* [DESCRIPTION OF THE TASK] Copy all the data exactly, except the pictures.

----

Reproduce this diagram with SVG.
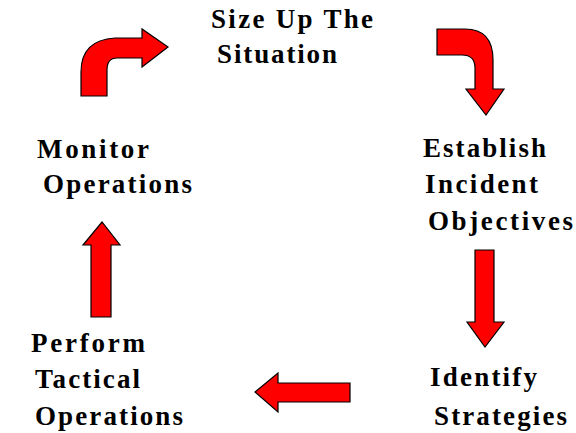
<svg xmlns="http://www.w3.org/2000/svg" width="576" height="433" viewBox="0 0 576 433">
<style>
text{font-family:"Liberation Serif","Times New Roman",serif;font-weight:bold;font-size:27px;fill:#000}
.arr{fill:#ff0000;stroke:#000;stroke-width:1.2;stroke-linejoin:miter}
</style>
<rect width="576" height="433" fill="#fff"/>
<g id="node-sizeup">
<text x="211" y="28" textLength="162" lengthAdjust="spacing">Size Up The</text>
<text x="217" y="63" textLength="120" lengthAdjust="spacing">Situation</text>
</g>
<g id="node-establish">
<text x="423" y="157" textLength="123" lengthAdjust="spacing">Establish</text>
<text x="425" y="193" textLength="113" lengthAdjust="spacing">Incident</text>
<text x="428" y="230" textLength="145" lengthAdjust="spacing">Objectives</text>
</g>
<g id="node-identify">
<text x="430" y="386" textLength="107" lengthAdjust="spacing">Identify</text>
<text x="434" y="425" textLength="133" lengthAdjust="spacing">Strategies</text>
</g>
<g id="node-perform">
<text x="31" y="352" textLength="114" lengthAdjust="spacing">Perform</text>
<text x="35" y="388" textLength="105" lengthAdjust="spacing">Tactical</text>
<text x="35" y="425" textLength="148" lengthAdjust="spacing">Operations</text>
</g>
<g id="node-monitor">
<text x="37" y="158" textLength="112" lengthAdjust="spacing">Monitor</text>
<text x="43" y="193" textLength="149" lengthAdjust="spacing">Operations</text>
</g>
<g id="connectors">
<path class="arr" d="M81,96 L81,72 Q81,40 115,38 L142,38 L142,29 L168,47 L142,67 L142,58 L117,58 Q107,58 107,70 L107,96 Z"/>
<path class="arr" d="M437,29 L465,29 Q493,29 493,60 L493,89 L504,89 L486,115 L466,89 L475,89 L475,68 Q475,55 462,55 L437,55 Z"/>
<path class="arr" d="M475,250 L494,250 L494,322 L504,322 L485,347 L467,322 L475,322 Z"/>
<path class="arr" d="M350,383 L278,383 L278,373 L255,392 L278,412 L278,402 L350,402 Z"/>
<path class="arr" d="M91,317 L91,245 L83,245 L102,222 L120,245 L111,245 L111,317 Z"/>
</g>
</svg>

----

* [EXERCISE RESPONSE]
Reproduce this diagram with SVG.
<svg xmlns="http://www.w3.org/2000/svg" width="576" height="433" viewBox="0 0 576 433">
<style>
text{font-family:"Liberation Serif","Times New Roman",serif;font-weight:bold;font-size:27px;fill:#000}
.arr{fill:#ff0000;stroke:#000;stroke-width:1.2;stroke-linejoin:miter}
</style>
<rect width="576" height="433" fill="#fff"/>
<g id="node-sizeup">
<text x="211" y="28" textLength="162" lengthAdjust="spacing">Size Up The</text>
<text x="217" y="63" textLength="120" lengthAdjust="spacing">Situation</text>
</g>
<g id="node-establish">
<text x="423" y="157" textLength="123" lengthAdjust="spacing">Establish</text>
<text x="425" y="193" textLength="113" lengthAdjust="spacing">Incident</text>
<text x="428" y="230" textLength="145" lengthAdjust="spacing">Objectives</text>
</g>
<g id="node-identify">
<text x="430" y="386" textLength="107" lengthAdjust="spacing">Identify</text>
<text x="434" y="425" textLength="133" lengthAdjust="spacing">Strategies</text>
</g>
<g id="node-perform">
<text x="31" y="352" textLength="114" lengthAdjust="spacing">Perform</text>
<text x="35" y="388" textLength="105" lengthAdjust="spacing">Tactical</text>
<text x="35" y="425" textLength="148" lengthAdjust="spacing">Operations</text>
</g>
<g id="node-monitor">
<text x="37" y="158" textLength="112" lengthAdjust="spacing">Monitor</text>
<text x="43" y="193" textLength="149" lengthAdjust="spacing">Operations</text>
</g>
<g id="connectors">
<path class="arr" d="M81,96 L81,72 Q81,40 115,38 L142,38 L142,29 L168,47 L142,67 L142,58 L117,58 Q107,58 107,70 L107,96 Z"/>
<path class="arr" d="M437,29 L465,29 Q493,29 493,60 L493,89 L504,89 L486,115 L466,89 L475,89 L475,68 Q475,55 462,55 L437,55 Z"/>
<path class="arr" d="M475,250 L494,250 L494,322 L504,322 L485,347 L467,322 L475,322 Z"/>
<path class="arr" d="M350,383 L278,383 L278,373 L255,392 L278,412 L278,402 L350,402 Z"/>
<path class="arr" d="M91,317 L91,245 L83,245 L102,222 L120,245 L111,245 L111,317 Z"/>
</g>
</svg>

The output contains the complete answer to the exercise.